WASHINGTON - Hundreds of demonstrators were rallying in Washington, D.C., and across the United States on Saturday, calling on lawmakers to pass legislation aimed at curbing gun violence following last month's massacre at a Texas elementary school.

March for Our Lives (MFOL), the gun safety group founded by student survivors of the 2018 massacre at a Parkland, Florida, high school, said it has planned more than 450 rallies for Saturday, including in New York, Los Angeles and Chicago.

In Washington, hundreds of people steadily arrived at the National Mall near the Washington Monument under light rain.

The organization's 2018 march on Washington, weeks after 17 people were killed at Marjory Stoneman Douglas High School in Parkland, brought hundreds of thousands of people to the nation's capital to pressure Congress to take legislative action, though Republican opposition has prevented any new limits on guns from passing the U.S. Senate.

U.S. President Joe Biden, a Democrat who earlier this month urged Congress to ban assault weapons, expand background checks and implement other gun control measures, said he supported Saturday's protests.

"Today, young people around the country once again march with @AMarch4OurLives to call on Congress to pass commonsense gun safety legislation supported by the majority of Americans and gun owners," Biden said in a Twitter post. "I join them by repeating my call to Congress: do something."

Courtney Haggerty, a 41-year-old research librarian from Lawrenceville, New Jersey, traveled to Washington for the rally with her 10-year-old daughter, Cate, and 7-year-old son, Graeme, to demand congressional action.

Haggerty said the December 2012 school shooting at Sandy Hook Elementary School in Newtown, Connecticut, in which a gunman killed 26 people, mostly six- and seven-year-olds, came one day after her daughter's first birthday.

"It left me raw," she said. "I can't believe she's going to be 11 and we're still doing this."

Cate, who is in the fourth grade, said she wanted to attend. "This is not what I would want my kids to have to be living with," she said.

PRESSURE ON POLITICIANS

This year's event in Washington has a simple message to political leaders, according to organizers: Your inaction is killing Americans.

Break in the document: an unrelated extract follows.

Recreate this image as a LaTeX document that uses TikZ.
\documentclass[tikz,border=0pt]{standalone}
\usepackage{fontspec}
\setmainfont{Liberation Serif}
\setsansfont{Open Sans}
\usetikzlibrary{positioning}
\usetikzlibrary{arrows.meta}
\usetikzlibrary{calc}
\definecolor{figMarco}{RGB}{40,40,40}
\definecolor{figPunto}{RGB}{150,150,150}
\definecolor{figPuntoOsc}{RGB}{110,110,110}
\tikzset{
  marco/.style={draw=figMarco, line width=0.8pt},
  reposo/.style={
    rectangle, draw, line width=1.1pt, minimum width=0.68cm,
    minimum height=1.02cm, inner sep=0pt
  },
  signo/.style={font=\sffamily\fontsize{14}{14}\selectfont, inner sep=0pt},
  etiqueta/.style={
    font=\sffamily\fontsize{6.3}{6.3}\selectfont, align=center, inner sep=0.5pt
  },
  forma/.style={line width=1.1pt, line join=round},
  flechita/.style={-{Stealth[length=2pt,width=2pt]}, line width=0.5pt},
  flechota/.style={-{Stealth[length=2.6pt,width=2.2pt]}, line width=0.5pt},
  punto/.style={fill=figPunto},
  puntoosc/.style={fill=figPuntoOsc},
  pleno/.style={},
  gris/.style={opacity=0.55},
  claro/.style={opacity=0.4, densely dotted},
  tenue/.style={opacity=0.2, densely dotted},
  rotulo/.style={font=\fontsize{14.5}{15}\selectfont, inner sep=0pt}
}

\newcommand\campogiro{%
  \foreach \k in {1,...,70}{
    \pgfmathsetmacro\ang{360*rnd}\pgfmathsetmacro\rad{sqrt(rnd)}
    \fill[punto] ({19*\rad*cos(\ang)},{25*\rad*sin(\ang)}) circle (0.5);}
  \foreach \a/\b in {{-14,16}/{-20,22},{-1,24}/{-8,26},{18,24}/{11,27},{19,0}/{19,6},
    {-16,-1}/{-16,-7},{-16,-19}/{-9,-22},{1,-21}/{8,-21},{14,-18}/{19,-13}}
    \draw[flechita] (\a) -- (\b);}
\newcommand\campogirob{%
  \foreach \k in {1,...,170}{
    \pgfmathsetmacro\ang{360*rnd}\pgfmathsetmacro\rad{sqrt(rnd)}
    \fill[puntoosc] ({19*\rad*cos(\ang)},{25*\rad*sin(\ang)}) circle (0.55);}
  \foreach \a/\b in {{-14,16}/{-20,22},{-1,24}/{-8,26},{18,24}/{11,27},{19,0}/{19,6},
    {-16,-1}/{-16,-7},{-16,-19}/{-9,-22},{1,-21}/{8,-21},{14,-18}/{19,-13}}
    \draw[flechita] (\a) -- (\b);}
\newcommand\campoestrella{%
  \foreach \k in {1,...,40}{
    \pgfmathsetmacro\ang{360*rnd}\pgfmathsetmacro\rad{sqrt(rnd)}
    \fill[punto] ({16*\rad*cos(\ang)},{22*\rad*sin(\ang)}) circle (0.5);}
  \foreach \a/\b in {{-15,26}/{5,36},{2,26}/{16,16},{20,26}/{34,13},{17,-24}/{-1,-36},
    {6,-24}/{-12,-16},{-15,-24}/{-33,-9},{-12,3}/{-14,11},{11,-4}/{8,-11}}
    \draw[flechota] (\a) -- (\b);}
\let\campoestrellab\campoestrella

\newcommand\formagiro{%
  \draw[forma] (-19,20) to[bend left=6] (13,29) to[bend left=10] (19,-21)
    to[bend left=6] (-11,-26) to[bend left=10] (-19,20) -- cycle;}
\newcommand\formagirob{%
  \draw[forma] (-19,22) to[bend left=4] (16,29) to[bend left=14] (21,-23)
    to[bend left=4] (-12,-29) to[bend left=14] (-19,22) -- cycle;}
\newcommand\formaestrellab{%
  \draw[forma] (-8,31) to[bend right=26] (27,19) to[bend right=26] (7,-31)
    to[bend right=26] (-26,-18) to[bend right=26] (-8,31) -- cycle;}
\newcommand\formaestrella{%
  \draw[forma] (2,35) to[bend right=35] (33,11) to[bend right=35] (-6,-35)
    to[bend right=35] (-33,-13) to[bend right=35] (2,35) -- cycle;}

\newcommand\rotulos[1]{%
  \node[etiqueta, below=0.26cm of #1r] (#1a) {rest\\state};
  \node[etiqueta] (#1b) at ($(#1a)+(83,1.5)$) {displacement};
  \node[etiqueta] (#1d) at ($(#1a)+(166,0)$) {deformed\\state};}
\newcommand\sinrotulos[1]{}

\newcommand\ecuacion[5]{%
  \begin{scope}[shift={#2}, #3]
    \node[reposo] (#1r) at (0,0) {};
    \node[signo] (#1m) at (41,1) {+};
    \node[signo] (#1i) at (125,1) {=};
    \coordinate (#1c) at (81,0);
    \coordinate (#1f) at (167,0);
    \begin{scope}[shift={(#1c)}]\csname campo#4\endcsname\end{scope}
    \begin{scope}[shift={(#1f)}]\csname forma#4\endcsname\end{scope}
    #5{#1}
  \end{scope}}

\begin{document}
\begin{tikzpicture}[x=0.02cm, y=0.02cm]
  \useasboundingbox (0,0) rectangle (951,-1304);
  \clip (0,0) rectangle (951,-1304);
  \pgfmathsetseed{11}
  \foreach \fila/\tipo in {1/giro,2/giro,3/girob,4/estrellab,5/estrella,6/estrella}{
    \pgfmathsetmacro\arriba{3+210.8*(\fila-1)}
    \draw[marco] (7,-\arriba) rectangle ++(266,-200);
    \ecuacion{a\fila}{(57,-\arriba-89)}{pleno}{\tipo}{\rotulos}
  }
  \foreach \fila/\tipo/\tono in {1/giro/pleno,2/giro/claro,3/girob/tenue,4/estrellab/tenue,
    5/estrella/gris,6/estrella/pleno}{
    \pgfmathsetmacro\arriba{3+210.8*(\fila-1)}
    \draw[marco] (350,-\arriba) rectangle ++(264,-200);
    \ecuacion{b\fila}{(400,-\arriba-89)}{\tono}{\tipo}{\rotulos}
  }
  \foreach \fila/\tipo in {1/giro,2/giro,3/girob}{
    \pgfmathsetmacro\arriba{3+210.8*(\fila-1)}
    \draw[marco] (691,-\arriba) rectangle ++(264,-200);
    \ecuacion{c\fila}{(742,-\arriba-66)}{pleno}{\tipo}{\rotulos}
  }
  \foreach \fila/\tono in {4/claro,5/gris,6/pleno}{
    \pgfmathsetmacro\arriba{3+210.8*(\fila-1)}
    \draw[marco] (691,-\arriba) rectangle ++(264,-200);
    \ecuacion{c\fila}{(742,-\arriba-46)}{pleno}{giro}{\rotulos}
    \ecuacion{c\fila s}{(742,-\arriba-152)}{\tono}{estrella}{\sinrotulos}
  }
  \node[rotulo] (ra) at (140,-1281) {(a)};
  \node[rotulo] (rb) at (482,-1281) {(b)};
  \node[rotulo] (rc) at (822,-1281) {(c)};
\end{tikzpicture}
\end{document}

"We will no longer allow you to sit back while people continue to die," Trevon Bosley, an MFOL board member, said in an emailed statement.

A gunman in Uvalde, Texas, killed 19 children and two teachers on May 24, 10 days after another gunman murdered 10 Black people in a Buffalo, New York, grocery store in a racist attack.

The latest mass shootings have added new urgency to the country's ongoing debate over gun violence, though the prospects for federal legislation remain uncertain.

Among other policies, MFOL has called for an assault weapons ban, universal background checks for those trying to purchase guns and a national licensing system, which would register gun owners.

In recent weeks, a bipartisan group of Senate negotiators have vowed to hammer out a deal, though they have yet to reach an agreement. Their effort is focused on relatively modest changes, such as incentivizing states to pass "red flag" laws that allow authorities to keep guns from individuals deemed a danger to others.

The Democratic-controlled U.S. House of Representatives on Wednesday passed a sweeping set of gun safety measures, but the legislation has no chance of advancing in the Senate, where Republicans have opposed gun limits as infringing upon the U.S. Constitution's Second Amendment right to bear arms.

Speakers at the Washington rally are due to include David Hogg and X Gonzalez, Parkland survivors and co-founders of MFOL; Becky Pringle and Randi Weingarten, the presidents of the two largest U.S. teachers unions; and Yolanda King, granddaughter of civil rights leader Martin Luther King, Jr. Members of MFOL have spent the week meeting with lawmakers in Washington to discuss gun violence.

Organizers expect counter-protesters at the demonstrations, but at noon (1600 GMT) in Washington, none had yet arrived.

Jamie Lee, a 24-year-old pollster in Washington, said she lived in Florida at the time of the Parkland shooting.

"This just keeps happening and nothing gets done," she said. "We need to take better care of our kids in our schools. And that doesn't mean more police officers, it means more counselors and more investment put in our students."